• Question: How many stars are re-born after they die and fall out of te sky? How long do they take to "come-back or grow"?

    Asked by howyilms1 to Adam, Catherine, Karen, Leila, Nazim on 15 Mar 2012.
    • Photo: Adam Stevens

      Adam Stevens answered on 15 Mar 2012:


      Stars don’t fall out of the sky – they either explode, collapse, turn into black holes or just fizzle out.

      Only the ones that explode can go on to form other stars, but that process would take billions of years.

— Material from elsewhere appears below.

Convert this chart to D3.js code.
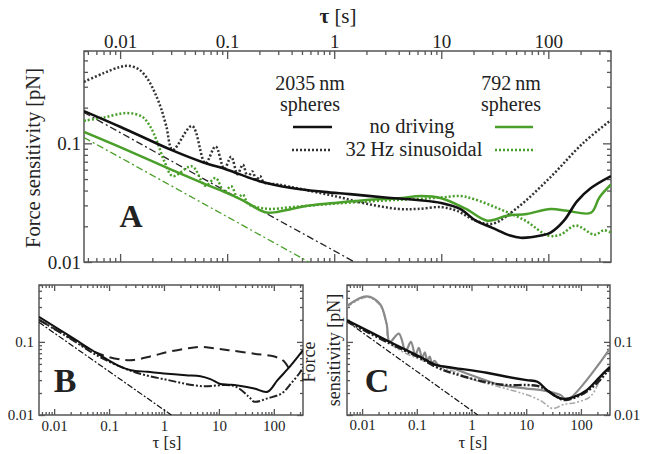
<!DOCTYPE html>
<html>
<head>
<meta charset="utf-8">
<script src="https://cdn.jsdelivr.net/npm/d3@7"></script>
<style>
body { margin: 0; background: #fff; }
svg text { fill: #222; }
</style>
</head>
<body>
<script>
// ---- data: [tau (s), force sensitivity (pN)] ----
// panel A, 2035 nm spheres
var a2035Still = [[0.0046,0.187],[0.01,0.138],[0.03,0.088],[0.06,0.069],[0.1,0.06],[0.2,0.048],[0.4,0.042],[0.8,0.039],[1.4,0.0373],[3,0.035],[6,0.0333],[10,0.0314],[15,0.028],[21,0.0223],[30,0.0194],[44,0.0167],[55,0.016],[85,0.0167],[105,0.0177],[140,0.0223],[186,0.0326],[250,0.042],[385,0.053]];
var a2035Sine = [[0.0046,0.33],[0.007,0.39],[0.01,0.44],[0.012,0.45],[0.015,0.42],[0.018,0.35],[0.021,0.27],[0.024,0.2],[0.027,0.14],[0.031,0.088],[0.047,0.14],[0.0625,0.068],[0.078,0.094],[0.094,0.061],[0.109,0.077],[0.125,0.055],[0.14,0.066],[0.156,0.052],[0.172,0.058],[0.1875,0.049],[0.203,0.053],[0.22,0.047],[0.3,0.045],[0.5,0.041],[1,0.036],[2,0.031],[4,0.028],[6,0.028],[10,0.029],[14,0.027],[21,0.0223],[30,0.021],[51,0.0285],[105,0.052],[210,0.1],[385,0.157]];
var a2035Limit = [[0.0046,0.182],[0.1,0.039],[1.55,0.01]];
// panel A, 792 nm spheres
var a792Still = [[0.0046,0.125],[0.01,0.093],[0.03,0.06],[0.06,0.046],[0.1,0.038],[0.15,0.032],[0.2,0.0275],[0.24,0.026],[0.3,0.0265],[0.4,0.028],[0.55,0.0297],[1,0.0314],[2,0.0333],[4,0.0345],[6.5,0.036],[10,0.0345],[17,0.028],[27,0.0223],[41,0.0245],[63,0.0254],[105,0.028],[150,0.027],[250,0.026],[300,0.035],[385,0.045]];
var a792Sine = [[0.0046,0.155],[0.007,0.165],[0.0115,0.18],[0.016,0.168],[0.019,0.14],[0.022,0.105],[0.026,0.07],[0.031,0.053],[0.047,0.064],[0.0625,0.044],[0.078,0.051],[0.094,0.039],[0.109,0.0435],[0.125,0.035],[0.14,0.037],[0.156,0.031],[0.19,0.029],[0.25,0.028],[0.4,0.029],[1,0.031],[3,0.033],[6,0.034],[10,0.035],[15,0.036],[20,0.034],[35,0.028],[60,0.0225],[100,0.0167],[130,0.017],[180,0.0203],[270,0.017],[330,0.0185],[385,0.0177]];
var a792Limit = [[0.0046,0.112],[0.58,0.01]];
// panel B
var bSolid = [[0.0053,0.22],[0.02,0.118],[0.06,0.07],[0.15,0.047],[0.25,0.041],[0.5,0.039],[1,0.037],[2.5,0.035],[4.6,0.034],[7,0.031],[10.7,0.0265],[15,0.026],[19,0.0257],[25,0.025],[44,0.023],[77,0.0208],[117,0.03],[206,0.048],[340,0.077]];
var bDashed = [[0.0053,0.2],[0.02,0.112],[0.05,0.075],[0.1,0.062],[0.18,0.057],[0.28,0.0565],[0.6,0.064],[1.2,0.073],[2.5,0.081],[4.6,0.0855],[8,0.082],[15,0.077],[44,0.069],[110,0.062],[150,0.055],[200,0.04]];
var bDashDot2 = [[0.0053,0.2],[0.02,0.11],[0.068,0.062],[0.28,0.039],[1.2,0.03],[4.6,0.0249],[19,0.0249],[35,0.0178],[44,0.0152],[77,0.0169],[140,0.0198],[206,0.027],[290,0.037],[340,0.045]];
var bLimit = [[0.0053,0.185],[1.36,0.01]];
// panel C
var cBlack = [[0.0053,0.198],[0.028,0.105],[0.115,0.0625],[0.23,0.048],[0.47,0.0442],[1.9,0.0378],[4.4,0.0334],[10.2,0.03],[16,0.0285],[23.7,0.022],[35,0.018],[47.7,0.0166],[73,0.0175],[128,0.0219],[223,0.0333],[340,0.0456]];
var cBlackDot2 = [[0.0053,0.19],[0.028,0.1],[0.115,0.06],[0.23,0.045],[0.47,0.037],[1.9,0.028],[4.4,0.0257],[10.2,0.0257],[16,0.025],[23.7,0.022],[35,0.018],[47.7,0.016],[73,0.017],[128,0.021],[223,0.03],[340,0.044]];
var cGray = [[0.0053,0.31],[0.0121,0.42],[0.0212,0.33],[0.028,0.178],[0.032,0.1],[0.047,0.13],[0.0625,0.075],[0.078,0.1],[0.094,0.066],[0.109,0.083],[0.125,0.06],[0.14,0.072],[0.156,0.055],[0.172,0.063],[0.19,0.051],[0.21,0.055],[0.25,0.048],[0.46,0.0434],[1,0.035],[3.4,0.0257],[10,0.023],[19,0.0219],[43,0.0187],[55,0.016],[340,0.081]];
var cGrayDot2 = [[0.0053,0.3],[0.0121,0.41],[0.0212,0.32],[0.028,0.17],[0.032,0.098],[0.25,0.046],[0.46,0.04],[1,0.031],[3.4,0.024],[10,0.019],[19,0.0155],[30,0.0123],[50,0.014],[80,0.0148],[150,0.018],[257,0.037],[340,0.045]];
var cLimit = [[0.0053,0.19],[1.3,0.01]];

var tickLabels = ["0.01", "0.1", "1", "10", "100"];
var green = "#4a9f2a";
var serif = "'Liberation Serif', 'DejaVu Serif', Tinos, 'Times New Roman', Times, serif";

var svg = d3.select("body").append("svg")
    .attr("width", 653)
    .attr("height", 454)
    .attr("font-family", serif);

function isMajor(d) {
    var l = Math.log10(d);
    return Math.abs(l - Math.round(l)) < 1e-6;
}
function fmt(d) {
    var s = String(+d.toPrecision(6));
    return tickLabels.indexOf(s) >= 0 ? s : "";
}

// draws frame + inward ticks on all four sides, then the curves
function makePanel(o) {
    var x = d3.scaleLog().domain(o.xDomain).range(o.xRange);
    var y = d3.scaleLog().domain([0.01, 0.6]).range(o.yRange);
    var g = svg.append("g");
    var xt = x.ticks(), yt = y.ticks();
    var sides = [
        {axis: d3.axisTop(x), ticks: xt, tr: "translate(0," + o.yRange[1] + ")", lab: o.labTop},
        {axis: d3.axisBottom(x), ticks: xt, tr: "translate(0," + o.yRange[0] + ")", lab: o.labBottom},
        {axis: d3.axisLeft(y), ticks: yt, tr: "translate(" + o.xRange[0] + ",0)", lab: o.labLeft},
        {axis: d3.axisRight(y), ticks: yt, tr: "translate(" + o.xRange[1] + ",0)", lab: o.labRight}
    ];
    sides.forEach(function (s) {
        var minor = s.ticks.filter(function (d) { return !isMajor(d); });
        var major = s.ticks.filter(isMajor);
        var gm = g.append("g").attr("transform", s.tr)
            .call(s.axis.tickValues(minor).tickSize(-o.minor).tickFormat(""));
        gm.select(".domain").remove();
        var gM = g.append("g").attr("transform", s.tr)
            .call(s.axis.tickValues(major).tickSize(-o.major).tickPadding(o.pad)
                .tickFormat(s.lab ? fmt : ""));
        gM.select(".domain").remove();
        gM.attr("font-family", serif).attr("font-size", o.font);
        gM.selectAll("text").attr("fill", "#222");
    });
    g.selectAll(".tick line").attr("stroke", "#555").attr("stroke-width", 1.3);
    g.append("rect")
        .attr("x", o.xRange[0]).attr("y", o.yRange[1])
        .attr("width", o.xRange[1] - o.xRange[0])
        .attr("height", o.yRange[0] - o.yRange[1])
        .attr("fill", "none").attr("stroke", "#555").attr("stroke-width", 1.5);
    var clipId = "clip" + o.name;
    svg.append("clipPath").attr("id", clipId).append("rect")
        .attr("x", o.xRange[0]).attr("y", o.yRange[1])
        .attr("width", o.xRange[1] - o.xRange[0])
        .attr("height", o.yRange[0] - o.yRange[1]);
    var lines = svg.append("g").attr("clip-path", "url(#" + clipId + ")");
    var line = d3.line()
        .x(function (d) { return x(d[0]); })
        .y(function (d) { return y(d[1]); })
        .curve(d3.curveCatmullRom.alpha(0.5));
    o.series.forEach(function (s) {
        lines.append("path")
            .datum(s.data)
            .attr("d", line)
            .attr("fill", "none")
            .attr("stroke", s.color)
            .attr("stroke-width", s.width)
            .attr("stroke-dasharray", s.dash || null);
    });
}

// panel A
makePanel({
    name: "A", xDomain: [0.0046, 385], xRange: [84, 611], yRange: [262, 51],
    major: 8, minor: 4, pad: 3, font: 19,
    labTop: true, labLeft: true,
    series: [
        {data: a2035Limit, color: "#222", width: 1.3, dash: "7,3,2,3"},
        {data: a792Limit, color: green, width: 1.3, dash: "7,3,2,3"},
        {data: a792Sine, color: green, width: 2.5, dash: "2,2"},
        {data: a2035Sine, color: "#333", width: 2.5, dash: "2,2"},
        {data: a792Still, color: green, width: 2.5},
        {data: a2035Still, color: "#111", width: 2.6}
    ]
});

// panel B
makePanel({
    name: "B", xDomain: [0.0053, 340], xRange: [39, 303], yRange: [415, 285],
    major: 6, minor: 3, pad: 5, font: 15,
    labBottom: true, labLeft: true,
    series: [
        {data: bLimit, color: "#111", width: 1.2, dash: "6,2,2,2"},
        {data: bDashed, color: "#222", width: 2, dash: "10,6"},
        {data: bDashDot2, color: "#222", width: 2, dash: "8,2,2,2,2,2"},
        {data: bSolid, color: "#111", width: 2}
    ]
});

// panel C
makePanel({
    name: "C", xDomain: [0.0053, 340], xRange: [347, 610], yRange: [415, 285],
    major: 6, minor: 3, pad: 4, font: 15,
    labBottom: true, labRight: true,
    series: [
        {data: cLimit, color: "#111", width: 1.2, dash: "6,2,2,2"},
        {data: cGrayDot2, color: "#aaa", width: 1.6, dash: "6,2,2,2,2,2"},
        {data: cGray, color: "#8a8a8a", width: 2.2},
        {data: cBlackDot2, color: "#222", width: 2.4, dash: "8,2,2,2,2,2"},
        {data: cBlack, color: "#111", width: 2.4}
    ]
});

// axis titles
var tA = svg.append("text").attr("x", 338).attr("y", 23).attr("text-anchor", "middle").attr("font-size", 21);
tA.append("tspan").attr("font-weight", "bold").text("τ");
tA.append("tspan").text(" [s]");
svg.append("text").attr("x", 167).attr("y", 448).attr("text-anchor", "middle").attr("font-size", 17).text("τ [s]");
svg.append("text").attr("x", 473).attr("y", 448).attr("text-anchor", "middle").attr("font-size", 17).text("τ [s]");

svg.append("text").attr("transform", "translate(40,158) rotate(-90)")
    .attr("text-anchor", "middle").attr("font-size", 20.5).text("Force sensitivity [pN]");
svg.append("text").attr("transform", "translate(315,362) rotate(-90)")
    .attr("text-anchor", "middle").attr("font-size", 18).text("Force");
svg.append("text").attr("transform", "translate(340,350) rotate(-90)")
    .attr("text-anchor", "middle").attr("font-size", 18).text("sensitivity [pN]");

// panel letters
[["A", 131, 227, 32], ["B", 65, 392, 34], ["C", 377, 392, 34]].forEach(function (p) {
    svg.append("text").attr("x", p[1]).attr("y", p[2]).attr("text-anchor", "middle")
        .attr("font-size", p[3]).attr("font-weight", "bold").attr("fill", "#111").text(p[0]);
});

// legend in panel A
var leg = svg.append("g").attr("font-size", 20);
leg.append("text").attr("x", 310).attr("y", 90).attr("text-anchor", "middle").text("2035\u2009nm");
leg.append("text").attr("x", 310).attr("y", 111).attr("text-anchor", "middle").text("spheres");
leg.append("text").attr("x", 511).attr("y", 90).attr("text-anchor", "middle").text("792\u2009nm");
leg.append("text").attr("x", 511).attr("y", 111).attr("text-anchor", "middle").text("spheres");
leg.append("text").attr("x", 412).attr("y", 133).attr("text-anchor", "middle").attr("font-size", 20.5).text("no driving");
leg.append("text").attr("x", 414).attr("y", 156).attr("text-anchor", "middle").attr("font-size", 20.5).text("32\u2009Hz sinusoidal");
leg.append("line").attr("x1", 293).attr("x2", 332).attr("y1", 127).attr("y2", 127).attr("stroke", "#111").attr("stroke-width", 2.5);
leg.append("line").attr("x1", 495).attr("x2", 533).attr("y1", 127).attr("y2", 127).attr("stroke", green).attr("stroke-width", 2.5);
leg.append("line").attr("x1", 292).attr("x2", 332).attr("y1", 150).attr("y2", 150).attr("stroke", "#333").attr("stroke-width", 2.5).attr("stroke-dasharray", "2,2");
leg.append("line").attr("x1", 495).attr("x2", 533).attr("y1", 150).attr("y2", 150).attr("stroke", green).attr("stroke-width", 2.5).attr("stroke-dasharray", "2,2");
</script>
</body>
</html>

    • Photo: Leila Battison

      Leila Battison answered on 15 Mar 2012:


      Only the stars that explode into supernovas can go on to make new stars. When they explode, all the atoms that made them up get scattered into a huge cloud of gas and dust, and then over a long time, gravity attracts particle to one another, and slowly you can build up enough to make a new star.

      The ‘sword’ hanging down from Orion’s belt is actually a big cloud of gas where new stars are forming right now. The whole process can take millions of years.

    • Photo: Karen Masters

      Karen Masters answered on 19 Mar 2012:


      We call “shooting stars” that because they sometimes look like stars falling out of the sky, but really they’re very different things. “Shooting stars” are meteorites – tiny particles of dust or rock burning up in our atmosphere. The stars are much much bigger and much much further away.

      For both things though life is a one way process. Once the shooting star has burned up it’s gone. And once a star dies it’s dead – although some of them have very long lives as “stellar remnmants” like white dwarfs, neutron stars or black holes.

    • Photo: Nazim Bharmal

      Nazim Bharmal answered on 21 Mar 2012:


      Stars aren’t strictly re-born: they can die, explode, and produce material to make another star, often smaller I would expect than the one that exploded.

      To get a new star from an exploded one would take at least 100 million years, I’d guess. Actually, I’m not sure how long our Sun took to be formed turns out that it could be as quick as 30 million years for a Sun-sized star to start contracting, form a protostar, and then begin nuclear reactions that keep it from contracting anymore and turn into a proper star.

      In context, 30 million years ago on Earth, life wasn’t that different from now. So 30 million years is quite quick.